Data and research show how a large number of the biggest Super PAC donors, many of whom faced pressing regulatory or financial obstacles, saw policy change in their favour after their contributions were put forward. This shift clearly shows robust transactionalism and a clientelist system that prioritises personal benefits, often economic, over national sovereignty.

When a political campaign is guided primarily by transactionality, democracy should be questioned, as policies and access to power are allocated based on financial means and personal interests rather than on universal rights or popular will. While individual votes are indeed mostly guided by personal interests and values, the disproportionality and explicit financially opportunistic nature of the monetary support is what makes the campaign intentionally unjust. Influence, which should be earned through broad-based support and a political campaign that aims to touch on individuals’ values and promising policies, is instead purchased for capitalist self-interest.

Other than the commodification of political support and its semblance of corruption, the threatening structural shift in U.S. fundraising is also evident, which can be discerned from the extravagance of the total fundraising for the presidential campaign.

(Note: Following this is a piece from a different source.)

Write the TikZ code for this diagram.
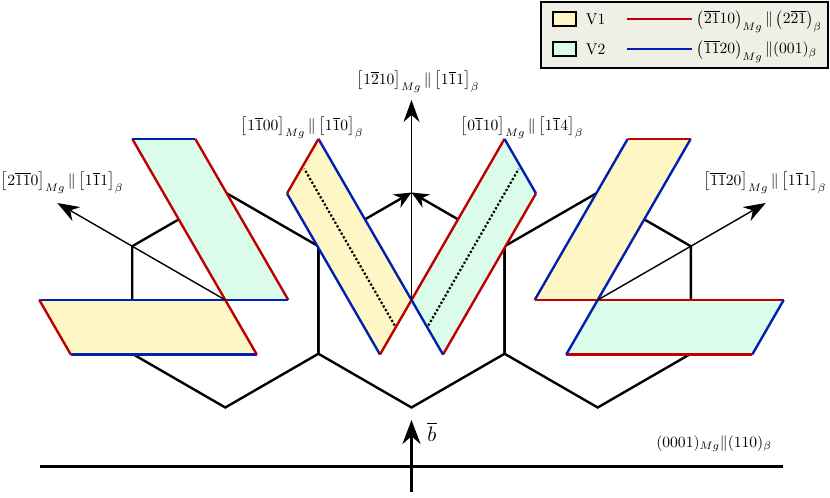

The strict transactional modality suspectedly used in Donald Trump’s campaign for the presidency could be viewed as a direct attack on democratic equity, as well as an example of borderline plutocracy and favoritism toward the wealthy. This approach exacerbates clientelism, reducing the democratic process to a series of financial and personal exchanges, where policy commitments and political influence are openly swapped for donations, endorsements, or votes, thereby undermining the foundational principles of democratic equality and representation.